The situation is: If there is a new file in the Website, your Workspace will compare the update date from the files on the past.

The transformer HTMLExtractor could be used to extract information from the Website.

This is a suggestion.

Thanks,

Danilo


Hi @john_eskilstuna

 

 

Is there any indicator to say that the data has been modified/updated?

 

If so, then you could build that logic into a workspace that looks at date or timestamps to work out if data has been changed.

 

Then, using FME Server, you could set this workspace to run every day. When the workspaces runs, it'll check does update date = yesterday, if yes download. If no, do nothing.

 

Then you can also set up FME Server to email you if the workspace fails (or succeeds, but you maybe don't want a lot of emails if nothing's changed). There are also email transformers you can build into the workspace to send an email at any point in the workspace to let you know what's going on. (FMEServerEmailGenerator + FMEServerNotifier, or Emailer)

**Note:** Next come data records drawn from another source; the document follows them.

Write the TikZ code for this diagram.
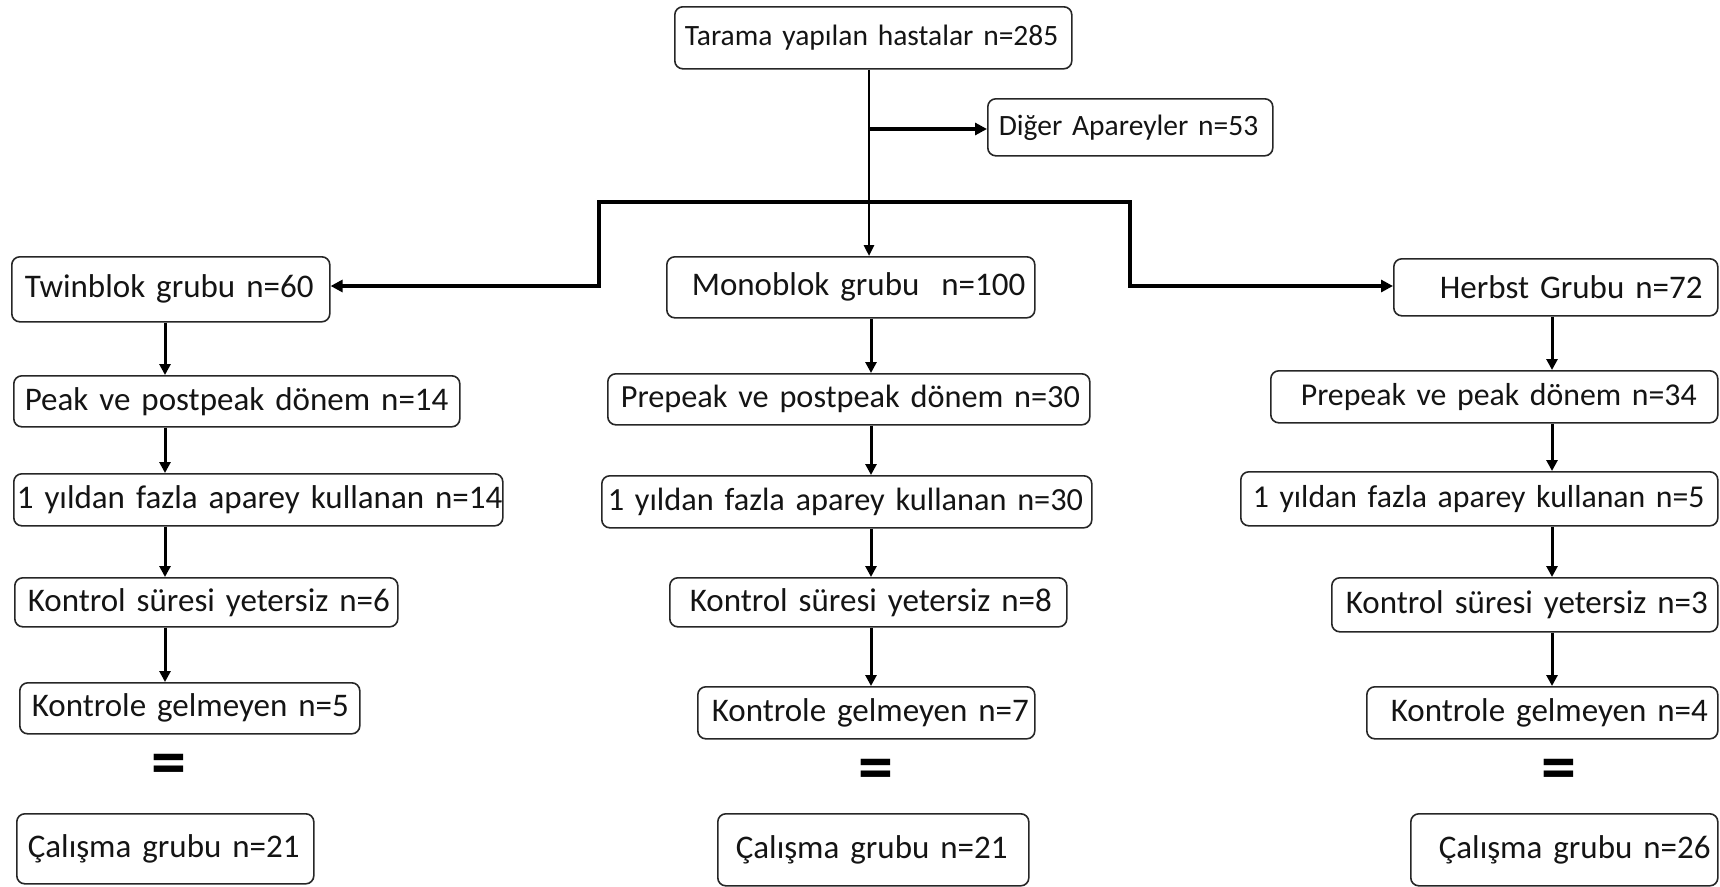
\documentclass[tikz,border=0pt]{standalone}
\usepackage{fontspec}
\setmainfont{Carlito}
\usetikzlibrary{arrows.meta}
\newcommand\flowbox[8][]{%
  \pgfmathsetmacro\flowtw{#5-2*#7}%
  \node[box, #1, text width=\flowtw pt, inner xsep=#7pt, minimum height=#6pt] (#2) at (#3,#4) {\mbox{#8}};}
\begin{document}
\begin{tikzpicture}[x=1pt,y=-1pt,
  box/.style={draw=black!85, line width=1.6pt, rounded corners=8pt, anchor=north west,
    inner ysep=0pt, align=left, font=\fontsize{33}{38}\selectfont, text=black!92},
  smallfont/.style={font=\fontsize{29.5}{34}\selectfont},
  midfont/.style={font=\fontsize{32.3}{37}\selectfont},
  lowfont/.style={font=\fontsize{31.8}{37}\selectfont},
  arr/.style={draw=black, line width=3pt, -{Triangle[length=11pt,width=11pt]}},
  sidearr/.style={draw=black, line width=3.6pt, -{Triangle[length=12pt,width=12pt]}},
  mainline/.style={draw=black, line width=2.6pt, -{Triangle[length=11pt,width=10pt]}},
  branch/.style={draw=black, line width=4pt, line join=miter, -{Triangle[length=12pt,width=12pt]}},
  eqs/.style={font=\fontsize{70}{70}\selectfont\bfseries, inner sep=0pt}]
\useasboundingbox (0,0) rectangle (1720,886);

\flowbox[smallfont]{top}{674}{6}{397}{62}{10}{Tarama yapılan hastalar n=285}
\flowbox[smallfont]{dig}{987}{98}{285}{57}{11}{Diğer Apareyler n=53}

\flowbox{tw}{11}{256}{318}{65}{13}{Twinblok grubu n=60}
\flowbox{mono}{666}{256}{368}{61}{25}{Monoblok grubu \ n=100}
\flowbox{hb}{1393}{258}{324}{57}{46}{Herbst Grubu n=72}

\flowbox{pkL}{13}{375}{446}{51}{11}{Peak ve postpeak dönem n=14}
\flowbox[midfont]{pkM}{607}{373}{482}{51}{13}{Prepeak ve postpeak dönem n=30}
\flowbox[lowfont]{pkR}{1270}{370}{447}{52}{30}{Prepeak ve peak dönem n=34}

\flowbox{yL}{13}{473}{489}{52}{3}{1 yıldan fazla aparey kullanan n=14}
\flowbox[midfont]{yM}{601}{475}{490}{52}{6}{1 yıldan fazla aparey kullanan n=30}
\flowbox[lowfont]{yR}{1240}{471}{477}{54}{12}{1 yıldan fazla aparey kullanan n=5}

\flowbox{kL}{14}{577}{383}{49}{13}{Kontrol süresi yetersiz n=6}
\flowbox{kM}{669}{577}{397}{49}{20}{Kontrol süresi yetersiz n=8}
\flowbox{kR}{1331}{577}{386}{54}{14}{Kontrol süresi yetersiz n=3}

\flowbox{gL}{19}{682}{340}{51}{12}{Kontrole gelmeyen n=5}
\flowbox{gM}{697}{686}{337}{52}{14}{Kontrole gelmeyen n=7}
\flowbox{gR}{1366}{686}{351}{52}{24}{Kontrole gelmeyen n=4}

\node[eqs] (eL) at (169,770) {=};
\node[eqs] (eM) at (876,775) {=};
\node[eqs] (eR) at (1559,775) {=};

\flowbox{cLb}{16}{813}{297}{70}{11}{Çalışma grubu n=21}
\flowbox{cMb}{717}{813}{311}{72}{18}{Çalışma grubu n=21}
\flowbox{cRb}{1410}{813}{307}{72}{28}{Çalışma grubu n=26}

% column guide coordinates
\coordinate (xL) at (165,0);
\coordinate (xM) at (871,0);
\coordinate (xR) at (1552,0);
\coordinate (xT) at (869,0);

% top connectors
\draw[mainline] (top.south -| xT) -- (mono.north -| xT);
\coordinate (jD) at (869,129);
\draw[sidearr] (jD) -- (dig.west |- jD);
\coordinate (bL) at (599,202);
\coordinate (bR) at (1130,202);
\coordinate (yA) at (0,286);
\draw[draw=black, line width=4pt] ([xshift=-2pt]bL) -- ([xshift=2pt]bR);
\draw[branch] (bL) -- (bL |- yA) -- (tw.east |- yA);
\draw[branch] (bR) -- (bR |- yA) -- (hb.west |- yA);

% column arrows
\foreach \c/\a/\b in {L/tw/pkL, L/pkL/yL, L/yL/kL, L/kL/gL,
                     M/mono/pkM, M/pkM/yM, M/yM/kM, M/kM/gM,
                     R/hb/pkR, R/pkR/yR, R/yR/kR, R/kR/gR}
  \draw[arr] (\a.south -| x\c) -- (\b.north -| x\c);
\end{tikzpicture}
\end{document}
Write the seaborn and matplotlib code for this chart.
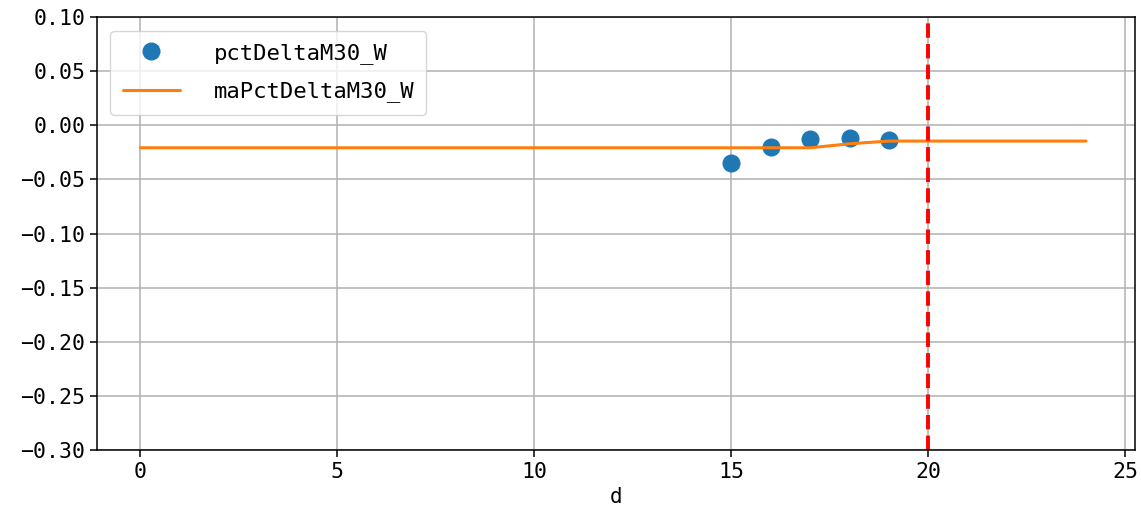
import matplotlib
matplotlib.use("Agg")
import matplotlib.pyplot as plt
import seaborn as sns
import pandas as pd

# data
d_points = [15, 16, 17, 18, 19]
pct_delta = [-0.0351, -0.0203, -0.0129, -0.0120, -0.0139]
d_line = list(range(0, 25))
ma_pct_delta = [-0.0207] * 18 + [-0.0170] + [-0.0145] * 6
vline_x = 20
yticks = [0.10, 0.05, 0.00, -0.05, -0.10, -0.15, -0.20, -0.25, -0.30]
xticks = [0, 5, 10, 15, 20, 25]

sns.set_style("ticks", {"axes.edgecolor": "black", "xtick.color": "black",
                        "ytick.color": "black", "text.color": "black",
                        "axes.labelcolor": "black"})
plt.rcParams['font.family'] = ['DejaVu Sans Mono']
plt.rcParams['font.size'] = 16

fig, ax = plt.subplots(figsize=(11.41, 5.23), dpi=100)
fig.subplots_adjust(left=0.085, right=0.995, top=0.967, bottom=0.14)

sns.lineplot(x=d_points, y=pct_delta, ax=ax, marker='o', linestyle='', markersize=13,
             markeredgewidth=0, color='#1f77b4', label='pctDeltaM30_W')
sns.lineplot(x=d_line, y=ma_pct_delta, ax=ax, color='#ff7f0e', linewidth=2.2,
             label='maPctDeltaM30_W')
ax.axvline(vline_x, color='red', linestyle='--', linewidth=2.8)

ax.set_ylim(-0.30, 0.10)
ax.set_yticks(yticks)
ax.set_xticks(xticks)
ax.set_xlim(-1.1, 25.25)
ax.grid(True, color='#b0b0b0', linewidth=1.1)
ax.set_xlabel('d', fontsize=15)
for s in ax.spines.values():
    s.set_linewidth(1.1)
ax.tick_params(width=1.1, length=5, labelsize=15.5)
ax.legend(loc='upper left', handlelength=2.6, handletextpad=1.5, fontsize=16,
          framealpha=0.8, labelspacing=0.8, borderpad=0.55, borderaxespad=0.6)

fig.savefig('out.png', dpi=100)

Thanks for the replies @jlutherthomas @danilo_fme

This is what I have come up with so far. Since the only way to know if the data has been updated is by the date displayed on the website. I found a .fmw used to extract information from a website which I have used. The problem is that there are several dates displayed and at the moment I'm using the last tester(Tester_2) to extract the specific row which only works until they add/change the HTML. My second picture show the specific date I want to extract. Is it possible to extract the specific element which contains " Inventering av ädellövskogar i Södermanlands län"? <tr class......</tr>. Then I can extract the date easily without being dependent of a specific row.


Hi @john_eskilstuna, you can use the HTMLExtractor to populate every <tr> (row of the table) element into a list attribute.

0684Q00000ArKb3QAF.png

Next, use the ListExploder to create features for each row. Each row is a valid XML like this.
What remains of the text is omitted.